Il fut une fois : le quinzième numéro de La Moitié du Fourbi. Beauté et malice étaient bien de la partie.
Sur le blog Charybde 27 : https://charybde2.wordpress.com/2024/03/29/note-de-lecture-la-moitie-du-fourbi-15-une-fois/
En ce mois d’octobre 2023, une joie particulière nous attendait : un nouveau numéro de La Moitié du Fourbi (le quinzième, déjà !). Celles et ceux qui fréquentent un peu ce blog savent l’affection et l’admiration que j’éprouve pour cette revue résolument « pas comme les autres », qui œuvre dans un interstice rare de la littérature, proposant une forme de traitement poétique de la non-fiction, une synthèse enjouée, malicieuse ou rêveuse des possibilités d’approche critique multi-disciplinaire, et une curiosité qui ne s’interdit ni étonnement sincère ni sourire en coin.

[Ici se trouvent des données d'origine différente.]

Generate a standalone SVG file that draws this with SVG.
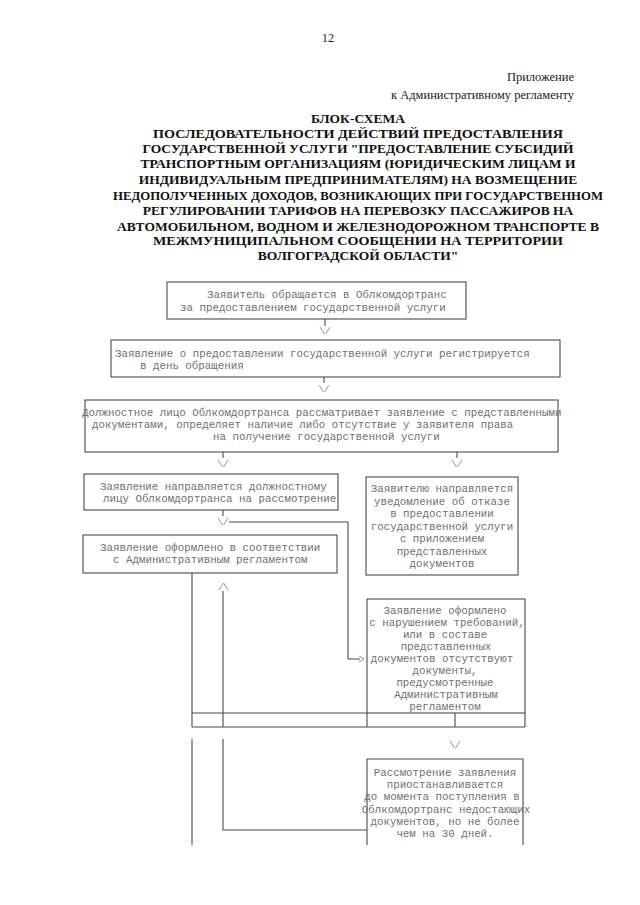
<svg xmlns="http://www.w3.org/2000/svg" width="640" height="905" viewBox="0 0 640 905">
<style>
.hdr{font-family:"Liberation Serif","Times New Roman",serif;font-size:12.5px;fill:#222}
.ttl{font-family:"Liberation Serif","Times New Roman",serif;font-size:13.5px;font-weight:bold;fill:#111;text-anchor:middle}
.t{font-family:"Liberation Mono","Courier New",monospace;font-size:10.8px;fill:#707070}
.c{text-anchor:middle}
.b{fill:none;stroke:#4a4a4a;stroke-width:1.1}
.ln{fill:none;stroke:#4a4a4a;stroke-width:1.1}
.ah{fill:none;stroke:#8a8a8a;stroke-width:0.9}
</style>
<rect width="640" height="905" fill="#fff"/>
<g id="header">
<text class="hdr" x="328" y="42" text-anchor="middle">12</text>
<text class="hdr" x="574" y="81" text-anchor="end">Приложение</text>
<text class="hdr" x="574" y="99" text-anchor="end">к Административному регламенту</text>
</g>
<g id="title">
<text class="ttl" x="358" y="123">БЛОК-СХЕМА</text>
<text class="ttl" x="358" y="138" textLength="410" lengthAdjust="spacingAndGlyphs">ПОСЛЕДОВАТЕЛЬНОСТИ ДЕЙСТВИЙ ПРЕДОСТАВЛЕНИЯ</text>
<text class="ttl" x="358" y="153">ГОСУДАРСТВЕННОЙ УСЛУГИ "ПРЕДОСТАВЛЕНИЕ СУБСИДИЙ</text>
<text class="ttl" x="358" y="168">ТРАНСПОРТНЫМ ОРГАНИЗАЦИЯМ (ЮРИДИЧЕСКИМ ЛИЦАМ И</text>
<text class="ttl" x="358" y="184">ИНДИВИДУАЛЬНЫМ ПРЕДПРИНИМАТЕЛЯМ) НА ВОЗМЕЩЕНИЕ</text>
<text class="ttl" x="358" y="200" textLength="490" lengthAdjust="spacingAndGlyphs">НЕДОПОЛУЧЕННЫХ ДОХОДОВ, ВОЗНИКАЮЩИХ ПРИ ГОСУДАРСТВЕННОМ</text>
<text class="ttl" x="358" y="215">РЕГУЛИРОВАНИИ ТАРИФОВ НА ПЕРЕВОЗКУ ПАССАЖИРОВ НА</text>
<text class="ttl" x="358" y="231">АВТОМОБИЛЬНОМ, ВОДНОМ И ЖЕЛЕЗНОДОРОЖНОМ ТРАНСПОРТЕ В</text>
<text class="ttl" x="358" y="245" textLength="410" lengthAdjust="spacingAndGlyphs">МЕЖМУНИЦИПАЛЬНОМ СООБЩЕНИИ НА ТЕРРИТОРИИ</text>
<text class="ttl" x="358" y="260">ВОЛГОГРАДСКОЙ ОБЛАСТИ"</text>
</g>
<g id="connectors">
<path class="ln" d="M325 319V326"/>
<path class="ah" d="M320 327L324.5 334M325.5 334L330 327"/>
<path class="ln" d="M324 377V383"/>
<path class="ah" d="M319 385L323.5 392M324.5 392L329 385"/>
<path class="ln" d="M223 452V458"/>
<path class="ah" d="M218 460L222.5 467M223.5 467L228 460"/>
<path class="ln" d="M457 452V458"/>
<path class="ah" d="M452 460L456.5 467M457.5 467L462 460"/>
<path class="ln" d="M223 510V516"/>
<path class="ah" d="M218 518L222.5 525M223.5 525L228 518"/>
<path class="ln" d="M229 522H348V659H360"/>
<path class="ah" d="M359 656L364 659L359 662"/>
<path class="ln" d="M192 573V727M192 739V845"/>
<path class="ln" d="M223 591V727M223 739V830H367"/>
<path class="ah" d="M219 590L223.5 583L228 590"/>
<path class="ln" d="M192 713H367M192 727H525M367 713V727M455 713V727M525 713V727"/>
<path class="ah" d="M450 741L454.5 748M455.5 748L460 741"/>
</g>
<g id="n1">
<rect class="b" x="167" y="282" width="299" height="37"/>
<text class="t" x="207" y="298">Заявитель обращается в Облкомдортранс</text>
<text class="t" x="180" y="311">за предоставлением государственной услуги</text>
</g>
<g id="n2">
<rect class="b" x="111" y="340" width="449" height="37"/>
<text class="t" x="115" y="357">Заявление о предоставлении государственной услуги регистрируется</text>
<text class="t" x="140" y="369">в день обращения</text>
</g>
<g id="n3">
<rect class="b" x="85" y="400" width="473" height="52"/>
<text class="t" x="82" y="416">Должностное лицо Облкомдортранса рассматривает заявление с представленными</text>
<text class="t" x="92" y="428">документами, определяет наличие либо отсутствие у заявителя права</text>
<text class="t" x="213" y="440">на получение государственной услуги</text>
</g>
<g id="n4">
<rect class="b" x="84" y="474" width="254" height="36"/>
<text class="t" x="100" y="490">Заявление направляется должностному</text>
<text class="t" x="103" y="502">лицу Облкомдортранса на рассмотрение</text>
</g>
<g id="n5">
<rect class="b" x="366" y="477" width="152" height="98"/>
<text class="t c" x="442" y="492">Заявителю направляется</text>
<text class="t c" x="442" y="504.5">уведомление об отказе</text>
<text class="t c" x="442" y="517">в предоставлении</text>
<text class="t c" x="442" y="529.5">государственной услуги</text>
<text class="t c" x="442" y="542">с приложением</text>
<text class="t c" x="442" y="554.5">представленных</text>
<text class="t c" x="442" y="567">документов</text>
</g>
<g id="n6">
<rect class="b" x="83" y="535" width="254" height="38"/>
<text class="t" x="100" y="551">Заявление оформлено в соответствии</text>
<text class="t" x="113" y="563">с Административным регламентом</text>
</g>
<g id="n7">
<rect class="b" x="367" y="599" width="158" height="114"/>
<text class="t c" x="445" y="614">Заявление оформлено</text>
<text class="t c" x="447" y="626">с нарушением требований,</text>
<text class="t c" x="445" y="638">или в составе</text>
<text class="t c" x="446" y="650">представленных</text>
<text class="t c" x="442" y="662">документов отсутствуют</text>
<text class="t c" x="445" y="674">документы,</text>
<text class="t c" x="445" y="686">предусмотренные</text>
<text class="t c" x="446" y="698">Административным</text>
<text class="t c" x="445" y="710">регламентом</text>
</g>
<g id="n8">
<path class="b" d="M367 845V759H523V845"/>
<text class="t c" x="445" y="776">Рассмотрение заявления</text>
<text class="t c" x="445" y="788">приостанавливается</text>
<text class="t c" x="442" y="800">до момента поступления в</text>
<text class="t c" x="446" y="813">Облкомдортранс недостающих</text>
<text class="t c" x="445" y="825">документов, но не более</text>
<text class="t c" x="445" y="837">чем на 30 дней.</text>
</g>
</svg>
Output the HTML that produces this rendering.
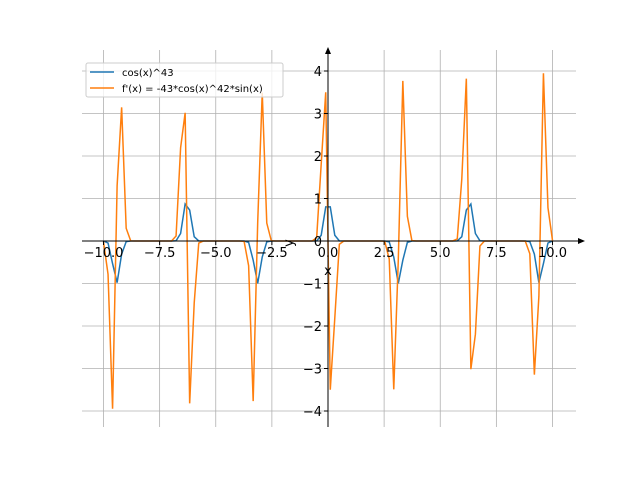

« Une fois », double mot-clé de ce nouveau numéro, se prêtait à de multiples interprétations ou bifurcations, et une fois de plus (que l’on se souvienne ainsi de « Écrire petit », de « Lieux artificiels », de « Vite », de « Rouge » ou de « X », pour ne citer que quelques-uns des quatorze numéros précédents – parmi lesquels il faut rappeler que le n°11, « Dehors », né d’un certain confinement, est toujours disponible gratuitement en ligne sur le site de la revue) il était impossible d’être déçu : l’inventivité des autrices et des auteurs s’est déchaînée.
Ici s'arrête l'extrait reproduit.